The “one way” of removing the evil of unequal ownership is, equal ownership. But that is “impossible,” (p. 294,) unless equal ownership and equal distribution be different things. And if they be different, what is the significance of the motto “Land and Liberty”? But even if an equal distribution were possible, its continuance would not be. If but two men dwelt on the globe, and its land were held in common, or were equally divided between them, the lazier one, in less time than it takes to tell it, would yield his title to the superior vim of the other, or sell his share and board it out. For, there is no evading the “law of least exertion.” So saith Mr. George—that is to say, “up to a certain point.”

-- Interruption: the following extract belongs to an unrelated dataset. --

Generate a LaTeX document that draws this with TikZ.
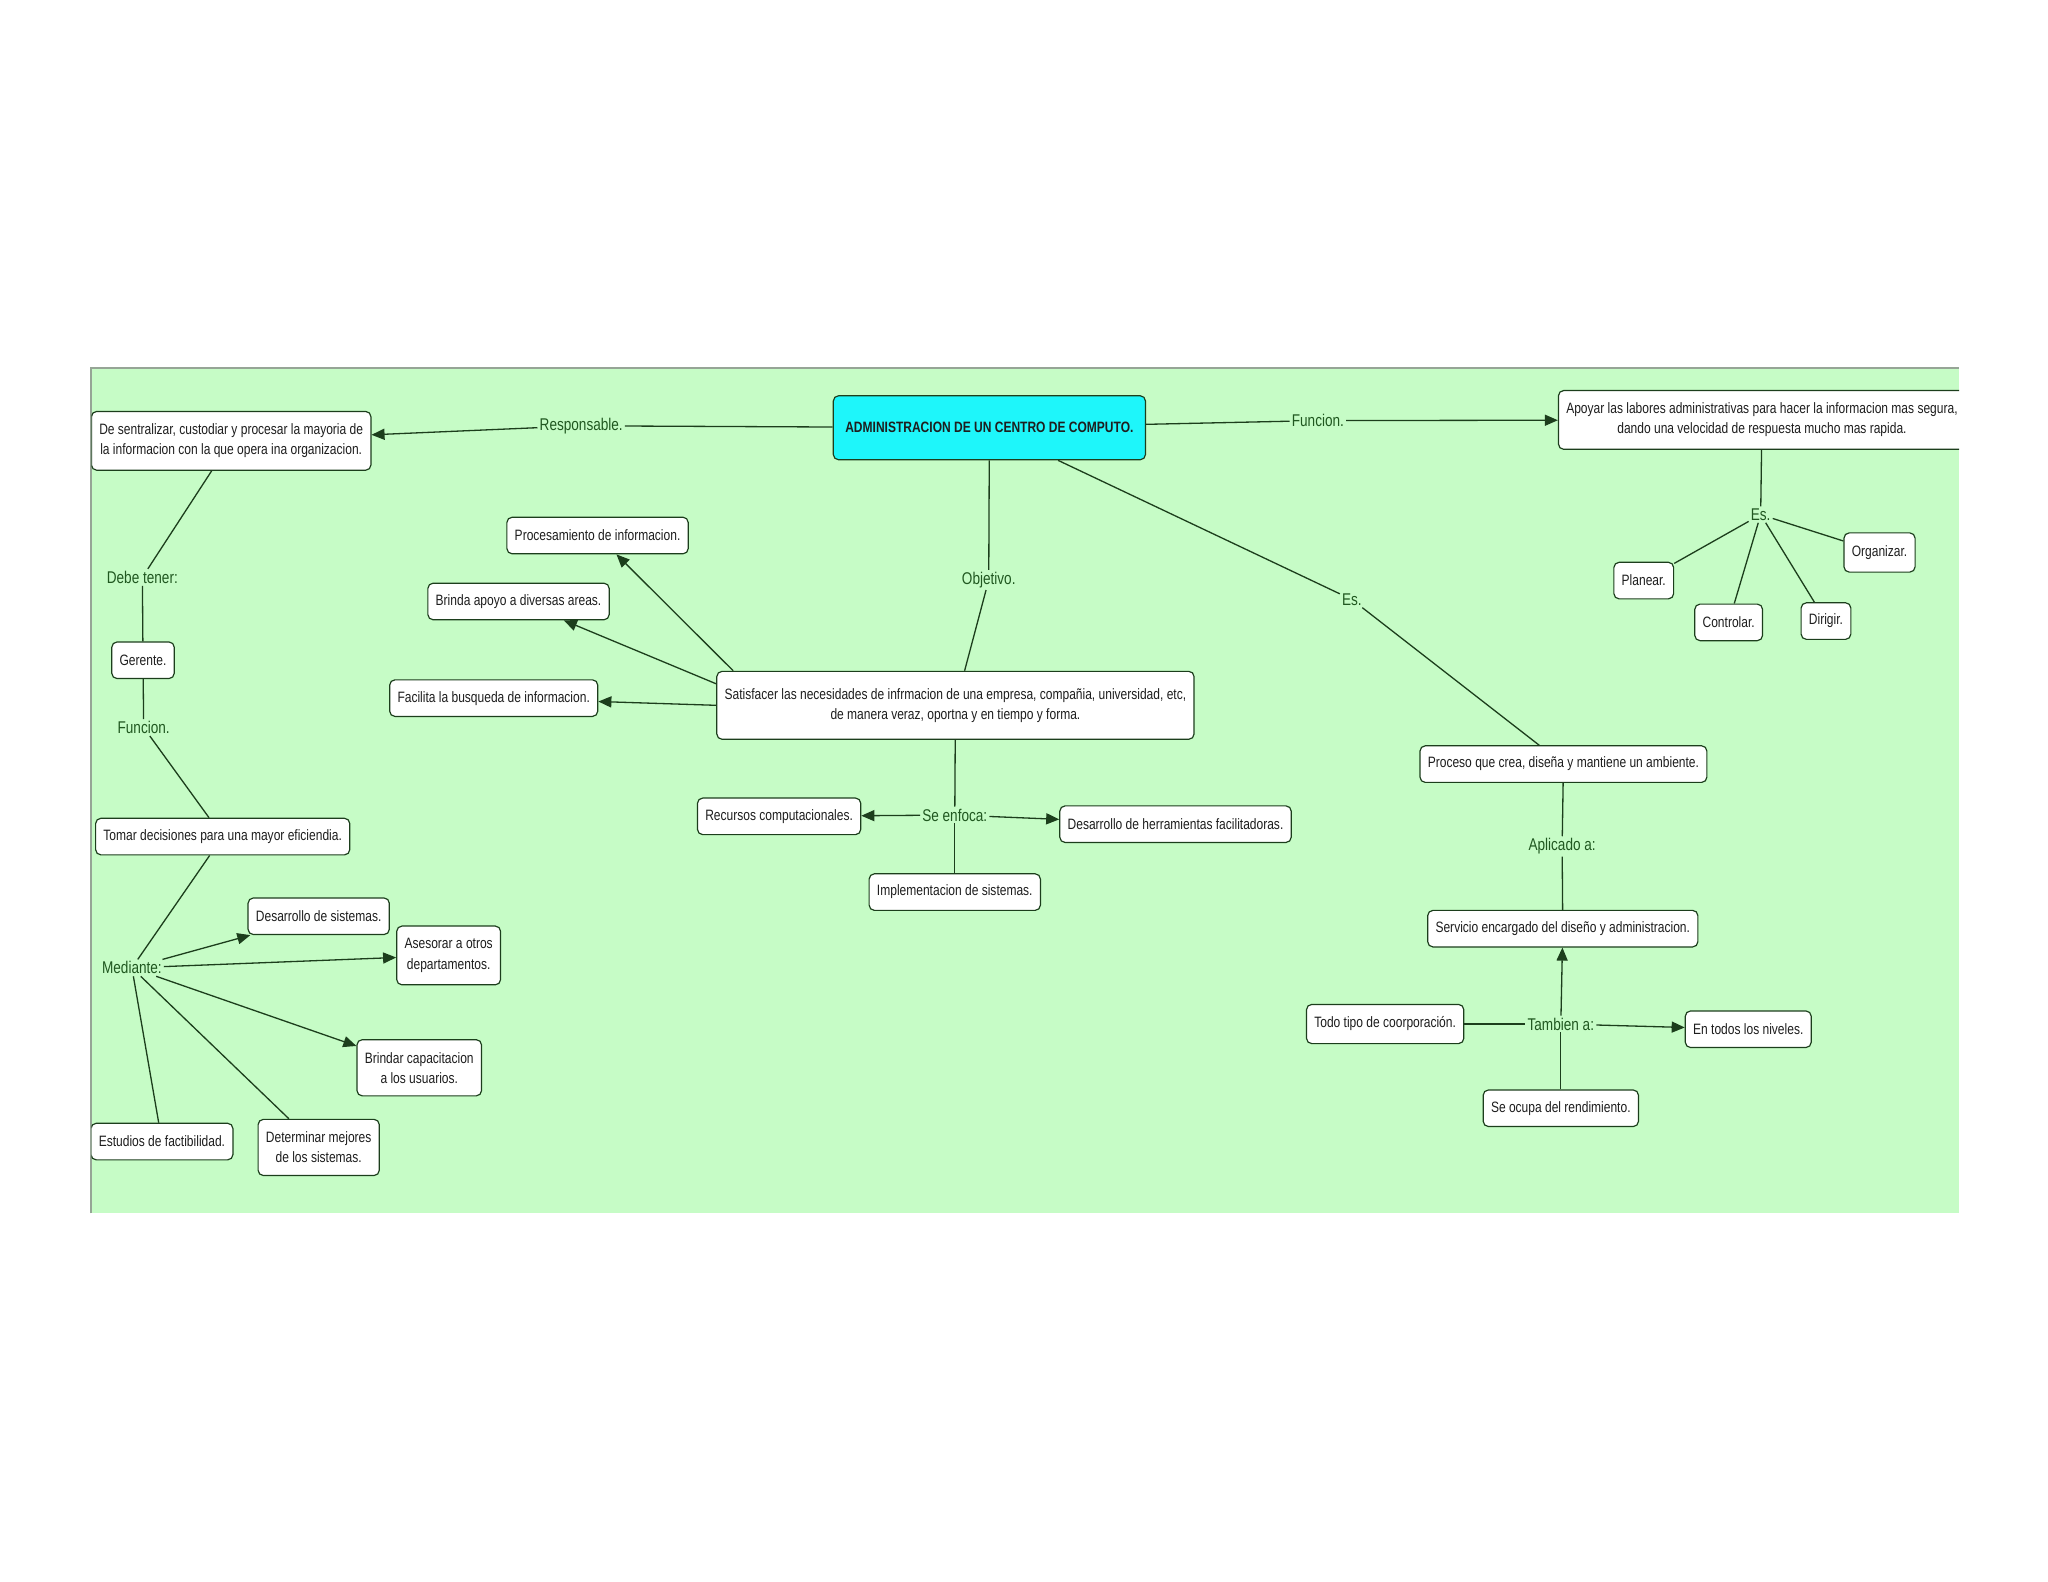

“If some men in a community spend all they produce in living, and pleasure, and other men spend a part in plant, those who plant have a higher manhood in this thing, and will gain ground and ought to; for the higher manhood must control. The man who eats his seed corn, starves or serves the man who plants his. But there is a difference in the natural power of men to save and plant. Yet the Republic can live only as it is composed of superior men, [all superior?] and men can be superior in this thing only as the power to save and plant is developed in them by exercise. Hence to bring it about that all our citizens shall be in some degree those superior men of which the republic must be composed, if it is to live, a system of business must be devised and put in operation, which, by its natural working, will cause all to save and plant and tend their planting in every human industry. Of such a system, those who are best able to save and plant, must be put in charge.” (Jesse Jones, International Review, July, 1880.)